Yeah, lots happening on the funding side. And also good to see that our ad tech winter is warming up just a little bit. On the merger side, we saw quickly, I believe I'm pronouncing that right, it could be quietly joining parchment. And the play here is around student mobility with courses and programs across different universities. So the idea that you could dual enroll, or you could enroll in one school and then transfer those credits to another. That's the play here and this is out of Scottsdale, Arizona. So you know, there's ASU people there, University of Phoenix people there, it's all part of that Arizona higher ed ecosystem. We also saw a vital source, which is a huge provider of publishing digital publishing bookshelf is their main product that's used by over 18 million learners per year, they have acquired academia most academia is basically a cost effective course materials delivery solution. So the idea is really around how to deliver course materials in a far far lower cost way they manage supply chain. This can be used for both digital books, but also really the target here is around campus store. So the ability to deliver printed materials or other course materials, as well as campus goods to stores really interesting, this digital physical play.
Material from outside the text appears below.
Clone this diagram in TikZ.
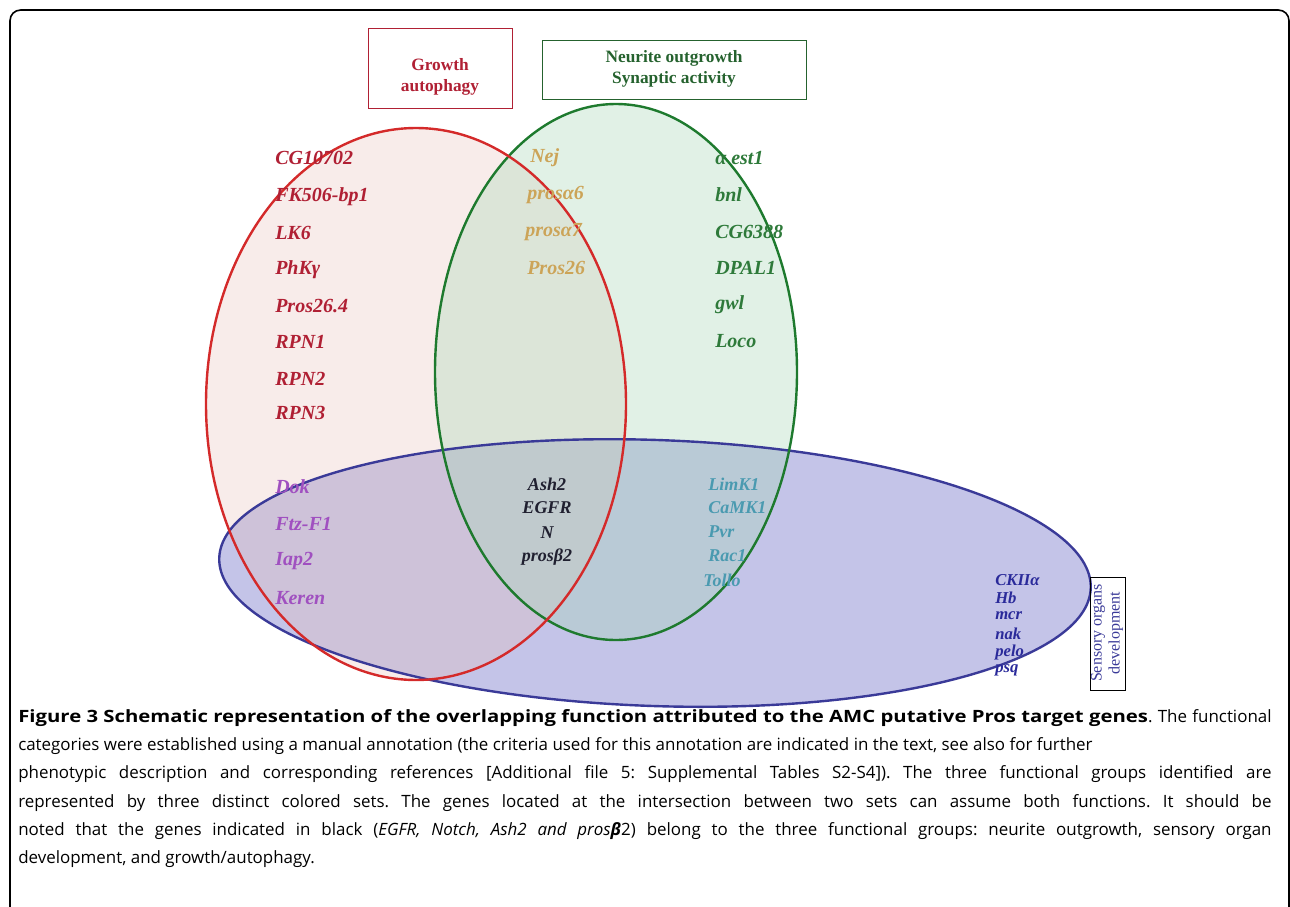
\documentclass[tikz,border=0pt]{standalone}
\usepackage{fontspec}
\setmainfont{Liberation Serif}
\newfontfamily\capfont{Open Sans}
\usepackage{tikz}
\usetikzlibrary{positioning}

\definecolor{redline}{HTML}{D42A2A}
\definecolor{greenline}{HTML}{1E7A2E}
\definecolor{blueline}{HTML}{3A3A98}
\definecolor{redfill}{HTML}{E8C0B8}
\definecolor{greenfill}{HTML}{A8D8B8}
\definecolor{bluefill}{HTML}{9C9CD8}
\definecolor{redtext}{HTML}{B02034}
\definecolor{tantext}{HTML}{CCA458}
\definecolor{greentext}{HTML}{2E7A3A}
\definecolor{purpletext}{HTML}{A050C0}
\definecolor{tealtext}{HTML}{4A9AB0}
\definecolor{bluetext}{HTML}{2A2A9A}
\definecolor{darktext}{HTML}{202030}

\newcommand\capline[1]{\makebox[940pt][s]{#1}}

\tikzset{
  gene/.style={anchor=west, inner sep=0pt, font=\fontsize{15}{15}\selectfont\bfseries\itshape},
  smallgene/.style={gene, font=\fontsize{13.5}{13.5}\selectfont\bfseries\itshape},
  tinygene/.style={gene, font=\fontsize{12.5}{12.5}\selectfont\bfseries\itshape},
  titlebox/.style={draw, thin},
  title/.style={align=center, inner sep=0pt, font=\fontsize{13}{15.5}\selectfont\bfseries},
}

\begin{document}
\frenchspacing
\begin{tikzpicture}[x=0.75pt, y=-0.75pt]
  \useasboundingbox (0,0) rectangle (1290,907);
  % frame
  \draw[line width=1.2pt, rounded corners=8] (10,907) -- (10,10) -- (1289,10) -- (1289,907);

  % the three sets
  \fill[bluefill, fill opacity=0.6, rotate around={-2:(655,573)}] (655,573) ellipse [x radius=436, y radius=133];
  \fill[redfill, fill opacity=0.3] (416,404) ellipse [x radius=210, y radius=276];
  \fill[greenfill, fill opacity=0.35] (616,372) ellipse [x radius=181, y radius=268];
  \draw[blueline, line width=1.8pt, rotate around={-2:(655,573)}] (655,573) ellipse [x radius=436, y radius=133];
  \draw[greenline, line width=1.8pt] (616,372) ellipse [x radius=181, y radius=268];
  \draw[redline, line width=1.8pt] (416,404) ellipse [x radius=210, y radius=276];

  % titles
  \draw[titlebox, draw=redtext] (368,28) rectangle (512,108);
  \node[title, text=redtext] (growth) at (440,77) {Growth\\autophagy};
  \draw[titlebox, draw=greentext!80!black] (542,40) rectangle (806,99);
  \node[title, text=greentext!80!black] (neurite) at (674,69) {Neurite outgrowth\\Synaptic activity};
  \draw[titlebox, draw=black] (1090,577) rectangle (1125,690);
  \node[title, text=blueline, rotate=90, font=\fontsize{12}{13.5}\selectfont] (sensory) at (1107,633)
    {Sensory organs\\development};

  % growth / autophagy
  \node[gene, text=redtext] (cg10702) at (275,158) {CG10702};
  \node[gene, text=redtext] (fk506) at (275,197) {FK506-bp1};
  \node[gene, text=redtext] (lk6) at (275,233) {LK6};
  \node[gene, text=redtext] (phk) at (275,270) {PhKγ};
  \node[gene, text=redtext] (pros264) at (275,306) {Pros26.4};
  \node[gene, text=redtext] (rpn1) at (275,342) {RPN1};
  \node[gene, text=redtext] (rpn2) at (275,379) {RPN2};
  \node[gene, text=redtext] (rpn3) at (275,413) {RPN3};

  % growth and neurite
  \node[gene, text=tantext] (nej) at (530,158) {Nej};
  \node[gene, text=tantext] (prosa6) at (527,195) {prosα6};
  \node[gene, text=tantext] (prosa7) at (525,232) {prosα7};
  \node[gene, text=tantext] (pros26) at (527,268) {Pros26};

  % neurite
  \node[gene, text=greentext] (aest1) at (715,158) {α est1};
  \node[gene, text=greentext] (bnl) at (715,195) {bnl};
  \node[gene, text=greentext] (cg6388) at (715,232) {CG6388};
  \node[gene, text=greentext] (dpal1) at (715,268) {DPAL1};
  \node[gene, text=greentext] (gwl) at (715,305) {gwl};
  \node[gene, text=greentext] (loco) at (715,341) {Loco};

  % growth and sensory
  \node[gene, text=purpletext] (dok) at (275,487) {Dok};
  \node[gene, text=purpletext] (ftzf1) at (275,524) {Ftz-F1};
  \node[gene, text=purpletext] (iap2) at (275,561) {Iap2};
  \node[gene, text=purpletext] (keren) at (275,598) {Keren};

  % all three
  \node[smallgene, anchor=center, text=darktext] (ash2) at (547,484) {Ash2};
  \node[smallgene, anchor=center, text=darktext] (egfr) at (547,508) {EGFR};
  \node[smallgene, anchor=center, text=darktext] (notch) at (547,533) {N};
  \node[smallgene, anchor=center, text=darktext] (prosb2) at (547,557) {prosβ2};

  % neurite and sensory
  \node[smallgene, text=tealtext] (limk1) at (708,484) {LimK1};
  \node[smallgene, text=tealtext] (camk1) at (708,508) {CaMK1};
  \node[smallgene, text=tealtext] (pvr) at (708,532) {Pvr};
  \node[smallgene, text=tealtext] (rac1) at (708,556) {Rac1};
  \node[smallgene, text=tealtext] (tollo) at (703,580) {Tollo};

  % sensory
  \node[tinygene, text=bluetext] (ckii) at (995,580) {CKIIα};
  \node[tinygene, text=bluetext] (hb) at (995,598) {Hb};
  \node[tinygene, text=bluetext] (mcr) at (995,616) {mcr};
  \node[tinygene, text=bluetext] (nak) at (995,634) {nak};
  \node[tinygene, text=bluetext] (pelo) at (995,652) {pelo};
  \node[tinygene, text=bluetext] (psq) at (995,670) {psq};

  % caption
  \node[anchor=north west, inner sep=0pt, align=left, font=\capfont\fontsize{12.7}{21.2}\selectfont] (caption) at (18,709)
  {\capline{\scalebox{1.2}[1]{\textbf{Figure 3 Schematic representation of the overlapping function attributed to the AMC putative Pros target genes}}. The functional}\\
  categories were established using a manual annotation (the criteria used for this annotation are indicated in the text, see also for further\\
  \capline{phenotypic description and corresponding references [Additional file 5: Supplemental Tables S2-S4]). The three functional groups identified are}\\
  \capline{represented by three distinct colored sets. The genes located at the intersection between two sets can assume both functions. It should be}\\
  \capline{noted that the genes indicated in black (\textit{EGFR, Notch, Ash2 and pros}\textbf{\textit{β}}2) belong to the three functional groups: neurite outgrowth, sensory organ}\\
  development, and growth/autophagy.};
\end{tikzpicture}
\end{document}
And the last is Carnegie learning. They announced the acquisition of Claris Corporation. It's a community college marketing platform. Carnegie is really now becoming vertically integrated across K 12. and higher ed and this community college set is a really valuable space. And the community college marketing has become, you know, a key skill that they're looking to double down on to reduce customer acquisition cost. Lots going on in the world, both on the funding and m&a. Lots going on. We covered AI, we covered post COVID Ad Tech, we cover skills development and education as a path to the middle class and the OPMs. So we've been really around the world. Alex, thanks so much for the show today. Thank you listener for tuning in. Because if it happens in ed tech, you'll hear about it on the weekend Ed Tech. Thanks for joining.